En estos días de encierro me he puesto a reflexionar sobre mi infancia. Una de las tardes los recuerdos me remitieron a dos lugares sagrados: la biblioteca José Martí, en la que pasaba algunas tardes haciendo mis tareas escolares, y la iglesia del Carmen. Ambos templos situados en avenida Revolución, en san Ángel. Un templo al lado del otro. Dos sitios para llevar a cabo la liturgia. Una del conocimiento. Otra religiosa. En la acera de enfrente, en un edificio más moderno e iluminado estaba otra biblioteca, Carlos de Sigüenza y Góngora, llamada así en honor del escritor novohispano. Sin embargo, yo prefería la José Martí. Me gustaba aspirar el olor de la madera, del piso y de los anaqueles, el aroma que despedían los libros viejos, un aroma parecido a la almendra y a la vainilla. Me gustaba escuchar el ruido que emitían los pisos cuando caminaba sobre ellos. Un día que pasaba por el lugar quise visitar ese lugar querido de mi infancia. Ya no estaba. Ahora se encuentra una librería de Educal. ¿A dónde habrán ido a parar los libros que mis manos infantiles hojeaban para buscar la información deseada? Para llegar a ambos templos tenía que caminar aproximadamente ocho kilómetros, cuatro de ida y cuatro de regreso. Pero no me importaba porque transitaba por las calles empedradas del barrio de san Ángel, en donde también estaba el edificio de la escuela primaria a la que asistía. Un barrio con casas de estilo colonial, muy elegantes.
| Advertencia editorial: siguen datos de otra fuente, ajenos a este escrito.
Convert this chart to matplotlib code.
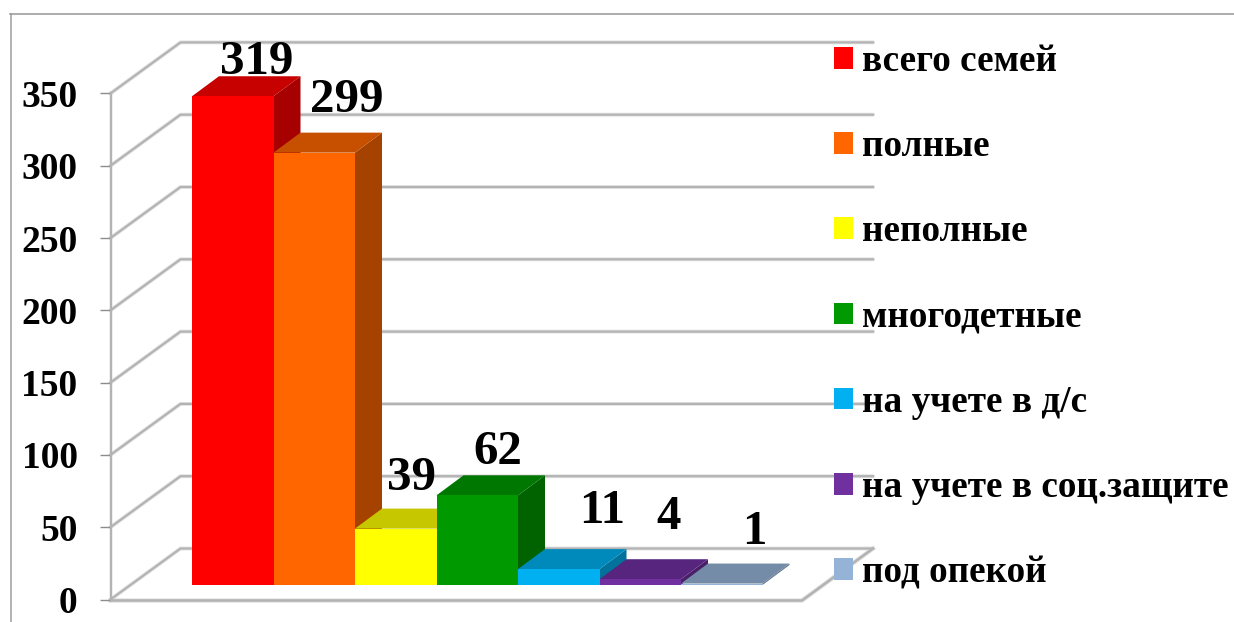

A la iglesia iba los domingos. En ocasiones desempeñaba la función de monaguillo o acólito , que significa “servidor del altar”. Mis tareas consistían en llevar el incensario litúrgico, en donde obviamente se quemaba el incienso, que era una muestra muy bella de la orfebrería; también colocaba un platillo bajo la barbilla de la persona que iba a comulgar o hacía sonar una campanita para avisar de los momentos más solemnes de la misa, como cuando el sacerdote extendía sus manos sobre el pan y el vino. Debo aclarar que no me gustaba ejercer el papel de monaguillo, porque era objeto de bromas de los demás niños, ya que debía vestir una sotana de color rojo y encima una especie de camisón o sobrepelliz, de color blanco, con encaje en el faldón y en las mangas. Otras ocasiones cantaba en el coro. En ese tiempo la misa todavía se oficiaba en latín, de tal manera que no entendía la mayor parte de lo que decía el sacerdote. Sin embargo todavía recuerdo algunas palabras. Por ejemplo: In nomine Patris et Filii et Spiritus Sancti. Amen, Dominus Vobiscum. Et cum spiritu Tuo, Per omnia saecula seculorum. Me gustaba el olor del incienso y la tranquilidad que se respiraba en el lugar. Dentro de los muros de esos templos quedó encerrada mi infancia y su mundo de juegos, de esperanza y de felicidad.
Con estos pensamientos en mente y para revivir mis días de ferviente cristiano, salí a visitar una iglesia para decir algunas oraciones que aún recuerdo. El santuario más cercano está a algunos kilómetros de mi casa. Así que emprendí mi peregrinaje para llegar al templo dedicado a san Lucas, en Coyoacán. Debido a la pandemia no pude ingresar. Me consolé pensando que finalmente de nada habría servido rezar.